电影一片段,卡尔与自称为船员的尼尔森守夜,饥肠辘辘偷吃饼干棒,隔天被众人发现并斥责。 即便卡尔试图撒谎、狡辩,也无法掩盖事实,其流露的尴尬神情,正如开场计较约会账单、雅雅决定掏出信用卡时如出一彻,呈现男性被剥离自尊时的羞耻模样。 逗趣的是,鲁本. 奥斯伦参照的是宠物狗被主人质问是否「偷吃」的YouTube影片,造就片中颇具动物性的迷因演出:「我用那支影片给演员观赏参考,我从未看过有更强烈的方式来表达羞耻感。」
电影里阶级互换之时,启动微妙变化。 落于底层的男性不分原先贵贱,开始协力猎捕动物,富豪与海盗甚至结为好友,互换谋财与交友的情报; 顶层的阿比盖尔始于以食物,利诱卡尔与她共享春宵,以及最终恐对发掘真相的雅雅痛下毒手。 《疯狂富作用》藉着第三段落的阶级翻转,揭示良善与贫富并非画上等号,而更是人处于阶级社会如何因权势而腐败,如同导演所言:
我们的行为取决于我们处于资本结构的何处,
当我们从社会底层爬到顶端时,我们的行为就会改变。
最终,地位始终没变的其实是卡尔。 片中曾以两场景讽刺对照,前段是他与雅雅睡在游轮客房,仍是清洁工的阿比盖尔按铃欲打扫房间; 片末则是他与阿比盖尔睡在救生舱,雅雅从外头敲门。 如同片中他与雅雅的调情场面暗示,他出身工人阶级,秉持美貌身材闯入名模圈; 略走下坡后与雅雅交往,享尽她的资源看秀、住饭店、登游轮; 游轮翻覆之后,再藉亲近阿比盖尔而获取生存所需,始终试图接近权力核心而生存。

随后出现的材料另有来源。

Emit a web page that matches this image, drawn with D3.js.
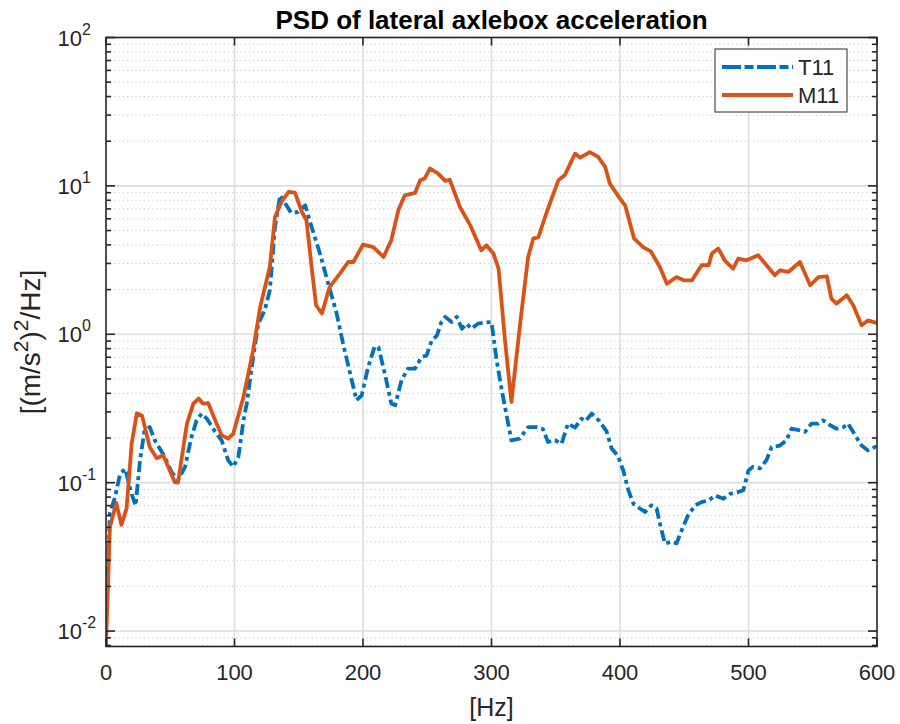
<!DOCTYPE html>
<html>
<head>
<meta charset="utf-8">
<script src="https://cdn.jsdelivr.net/npm/d3@7"></script>
<style>
  html, body { margin: 0; padding: 0; background: #fff; }
  svg text { font-family: "Liberation Sans", Arial, Helvetica, sans-serif; fill: #262626; }
</style>
</head>
<body>
<svg id="chart" width="900" height="724"></svg>
<script>
// PSD estimates (frequency in Hz, PSD in (m/s^2)^2/Hz)
const t11Freq = [0,3,7,11,15,19,23,26.5,30,34,38,45,51,56,61.5,66.5,70.5,74.5,78.5,85,90,95,99,103,107,109.5,114.5,118.5,123.5,127.5,131.5,135.5,139.5,144,149.5,155,160,166.5,173,179.5,184.5,190,195,199,204,209,212,217,222,225,230,235,240.5,245.5,249.5,253.5,257.5,261,264,269,273,277,280.5,284.5,289.5,295,300,304,308,312,315.5,322,328.5,335,340,344,349.5,354.5,359.5,365,370,373,378,384,389.5,393.5,398.5,402.5,406.5,410.5,415.5,419.5,424.5,428.5,431,435,440,444,448,453,458.5,463.5,469,474,480.5,485.5,491,496,500,503.5,509,514,518,524.5,529.5,533.5,539,544,549,554.5,558,563.5,568.5,574,577.5,583,588,593,598.5,600];
const t11Psd = [0.0113,0.062,0.08,0.115,0.124,0.089,0.07,0.142,0.225,0.237,0.193,0.153,0.118,0.104,0.128,0.203,0.263,0.292,0.27,0.22,0.193,0.142,0.128,0.149,0.263,0.34,0.70,1.18,1.45,1.98,5.28,8.64,7.6,6.6,6.67,7.4,5.28,3.5,2.19,1.38,0.865,0.543,0.359,0.388,0.603,0.822,0.82,0.543,0.341,0.332,0.49,0.587,0.587,0.70,0.72,0.91,0.98,1.21,1.31,1.21,1.31,1.09,1.18,1.09,1.18,1.2,1.21,0.668,0.42,0.277,0.193,0.198,0.237,0.237,0.23,0.188,0.193,0.183,0.25,0.235,0.27,0.26,0.292,0.26,0.222,0.17,0.151,0.121,0.089,0.072,0.067,0.0635,0.0704,0.067,0.053,0.0389,0.04,0.039,0.0478,0.0603,0.0704,0.074,0.076,0.082,0.078,0.084,0.086,0.089,0.121,0.128,0.125,0.142,0.174,0.178,0.193,0.231,0.226,0.22,0.25,0.25,0.263,0.244,0.231,0.237,0.25,0.209,0.178,0.165,0.174,0.165];

const m11Freq = [0,3,8,12,16,20,24,28,34,39.5,44.5,53.5,56,63,68,72,75.5,79.5,85,90,95,99,107,114.5,120,127.5,131.5,136.5,142,147,152.5,156,160,163.5,168,174,182,188.5,192.5,200,208,216,222,227.5,232.5,240.5,244.5,248,252,258.5,264,267.5,275.5,283.5,292,296,301.5,305.5,310.5,315.5,322,328.5,332.5,336.5,343,352,357,365,369,376.5,383,388.5,392,400,404,411,418,424,431,436.5,444,449.5,456,463.5,469,471.5,476.5,481.5,488,492,498.5,507.5,514,520.5,524.5,531,540,548,554.5,561,564.5,568.5,576.5,581.5,588,593,600];
const m11Psd = [0.0079,0.05,0.073,0.052,0.067,0.184,0.293,0.284,0.174,0.146,0.153,0.101,0.1,0.25,0.341,0.369,0.341,0.344,0.263,0.209,0.198,0.214,0.378,0.78,1.53,2.84,6.17,7.77,9.1,9.0,6.67,5.87,2.84,1.57,1.38,2.08,2.56,3.07,3.07,4.02,3.87,3.32,4.3,6.85,8.64,8.96,10.9,11.2,13.1,12.1,10.8,11.0,7.2,5.42,3.68,3.98,3.5,2.77,0.91,0.35,1.12,3.32,4.41,4.52,6.67,10.9,11.8,16.5,15.5,16.9,15.7,13.4,10.4,8.2,7.4,4.41,3.87,3.62,2.84,2.19,2.43,2.31,2.31,2.92,2.92,3.5,3.78,3.15,2.77,3.24,3.15,3.41,2.92,2.5,2.7,2.63,3.07,2.14,2.43,2.46,1.74,1.61,1.83,1.57,1.15,1.24,1.19];

const seriesNames = ["T11", "M11"];
const seriesColors = ["#0072BD", "#D95319"];
const xTicks = [0, 100, 200, 300, 400, 500, 600];
const yDecades = [-2, -1, 0, 1, 2];
const chartTitle = "PSD of lateral axlebox acceleration";

const svg = d3.select("#chart");
const W = 900, H = 724;
const margin = { left: 106, right: 23, top: 37.5, bottom: 77.5 };
const x0 = margin.left, x1 = W - margin.right;
const y0 = H - margin.bottom, y1 = margin.top;

const x = d3.scaleLinear().domain([0, 600]).range([x0, x1]);
const y = d3.scaleLog().domain([0.00787, 100]).range([y0, y1]);

svg.append("rect").attr("width", W).attr("height", H).attr("fill", "#fff");

// grid
const grid = svg.append("g");
const minorVals = [];
for (let d = -3; d < 2; d++) for (let k = 2; k <= 9; k++) {
  const v = k * Math.pow(10, d);
  if (v > y.domain()[0] && v < 100) minorVals.push(v);
}
grid.selectAll(".minor").data(minorVals).join("line")
  .attr("x1", x0).attr("x2", x1)
  .attr("y1", d => y(d)).attr("y2", d => y(d))
  .attr("stroke", "#c8c8c8").attr("stroke-width", 1)
  .attr("stroke-dasharray", "1.2,3");
grid.selectAll(".majY").data(yDecades.map(e => Math.pow(10, e))).join("line")
  .attr("x1", x0).attr("x2", x1)
  .attr("y1", d => y(d)).attr("y2", d => y(d))
  .attr("stroke", "#dedede").attr("stroke-width", 1.6);
grid.selectAll(".majX").data(xTicks.slice(1, -1)).join("line")
  .attr("x1", d => x(d)).attr("x2", d => x(d))
  .attr("y1", y0).attr("y2", y1)
  .attr("stroke", "#dedede").attr("stroke-width", 1.6);

// data lines
svg.append("clipPath").attr("id", "plotClip").append("rect")
  .attr("x", x0).attr("y", y1).attr("width", x1 - x0).attr("height", y0 - y1);

const line = d3.line().x(d => x(d[0])).y(d => y(d[1]));
const t11 = t11Freq.map((f, i) => [f, t11Psd[i]]);
const m11 = m11Freq.map((f, i) => [f, m11Psd[i]]);

const plot = svg.append("g").attr("clip-path", "url(#plotClip)");
plot.append("path").attr("d", line(t11))
  .attr("fill", "none").attr("stroke", seriesColors[0]).attr("stroke-width", 3.8)
  .attr("stroke-dasharray", "11,4,4,4").attr("stroke-linejoin", "round");
plot.append("path").attr("d", line(m11))
  .attr("fill", "none").attr("stroke", seriesColors[1]).attr("stroke-width", 3.8)
  .attr("stroke-linejoin", "round");

// axes box and ticks
const ax = svg.append("g").attr("stroke", "#262626");
ax.append("rect").attr("x", x0).attr("y", y1).attr("width", x1 - x0).attr("height", y0 - y1)
  .attr("fill", "none").attr("stroke-width", 1.6);

const majorY = yDecades.map(e => Math.pow(10, e));
[x0, x1].forEach((xe, side) => {
  const dir = side === 0 ? 1 : -1;
  ax.selectAll(null).data(majorY).join("line")
    .attr("x1", xe).attr("x2", xe + dir * 9)
    .attr("y1", d => y(d)).attr("y2", d => y(d)).attr("stroke-width", 1.6);
  ax.selectAll(null).data(minorVals).join("line")
    .attr("x1", xe).attr("x2", xe + dir * 5)
    .attr("y1", d => y(d)).attr("y2", d => y(d)).attr("stroke-width", 1.6);
});
[y0, y1].forEach((ye, side) => {
  const dir = side === 0 ? -1 : 1;
  ax.selectAll(null).data(xTicks).join("line")
    .attr("x1", d => x(d)).attr("x2", d => x(d))
    .attr("y1", ye).attr("y2", ye + dir * 8).attr("stroke-width", 1.6);
});

// tick labels
svg.selectAll(".xt").data(xTicks).join("text")
  .attr("x", d => x(d)).attr("y", y0 + 33)
  .attr("text-anchor", "middle").attr("font-size", 22)
  .text(d => d);

const yt = svg.selectAll(".yt").data(yDecades).join("text")
  .attr("y", d => y(Math.pow(10, d)) + 8)
  .attr("font-size", 22);
yt.append("tspan").text("10");
yt.append("tspan").attr("dy", -11).attr("font-size", 16).text(d => String(d));
// base "10" ends at a fixed x, exponent follows it
yt.each(function() {
  const base = this.firstChild.getComputedTextLength();
  d3.select(this).attr("x", 82 - base);
});

// axis labels and title
svg.append("text").attr("x", (x0 + x1) / 2).attr("y", 716)
  .attr("text-anchor", "middle").attr("font-size", 25).text("[Hz]");

const yl = svg.append("text")
  .attr("transform", `translate(40,${(y0 + y1) / 2}) rotate(-90)`)
  .attr("text-anchor", "middle").attr("font-size", 28);
yl.append("tspan").text("[(m/s");
yl.append("tspan").attr("dy", -12).attr("font-size", 21).text("2");
yl.append("tspan").attr("dy", 12).text(")");
yl.append("tspan").attr("dy", -12).attr("font-size", 21).text("2");
yl.append("tspan").attr("dy", 12).text("/Hz]");

svg.append("text").attr("x", (x0 + x1) / 2).attr("y", 29)
  .attr("text-anchor", "middle").attr("font-size", 26).attr("font-weight", "bold")
  .style("fill", "#000").text(chartTitle);

// legend
const lg = svg.append("g").attr("transform", "translate(715,49)");
lg.append("rect").attr("width", 132).attr("height", 63)
  .attr("fill", "#fff").attr("stroke", "#262626").attr("stroke-width", 1);
seriesNames.forEach((name, i) => {
  const ly = 18 + i * 28;
  lg.append("line").attr("x1", 7).attr("x2", 78).attr("y1", ly).attr("y2", ly)
    .attr("stroke", seriesColors[i]).attr("stroke-width", 3.8)
    .attr("stroke-dasharray", i === 0 ? "19,3.5,9,3.5" : null);
  lg.append("text").attr("x", 83).attr("y", ly + 8).attr("font-size", 22).text(name);
});
</script>
</body>
</html>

电影拥有繁多角色,却始终跟随这位有些软弱、小心眼的卡尔前进,或许正因他最接近多数人于阶级社会的经历,并非处在极端地位,而始终在其中力争上游、挣扎求生。 《疯狂富作用》原名悲伤三角州(Triangle of Sadness),意指卡尔试镜时无法放松的眉间地带,暗示他在社会难以回避的焦虑,让他始终于情感三角关系、资本主义制度金字塔阶级间徘徊,也隐喻着我们难逃资本社会的框架。
「阶级母体」中不易清醒,别活得像动物般任命
《悲情三角》揭示只要人有生存之欲,便永恒会因追逐资源而建立起食物链,阶级社会永远不会消弭。 我们都如同被私欲豢养的动物,上层攻击以猎物、下层讨拍求喂养,以身体服从阶级的规训。 导演鲁本. 奥斯伦藉由拍摄动物纪录片般的定镜,毫无滤镜地凝视这座资本大观园,看尽社会中的炫富现象、身体利用,早已如此荒诞地倾斜。
鲁本. 奥斯伦终究并非社会学家,无法为片中社会弊病提出解方,但《悲情三角》迷因式的表演与场面,或许已是最适合当代的暮鼓晨钟。 置身于被资本主义洗脑的当代,现代人活在「阶级母体」中不清醒,易如船上旅客耽溺于纸醉金迷的游轮之旅,遗忘嘴中挥之不去的吐意。 电影正是提醒我们,如卡尔像动物般任命抽换笑脸、哭脸时,还能适时反思,而非到游轮都已崩毁,才奋不顾身像他在结尾时亡命狂奔,却也挽救不回早已失落的命运。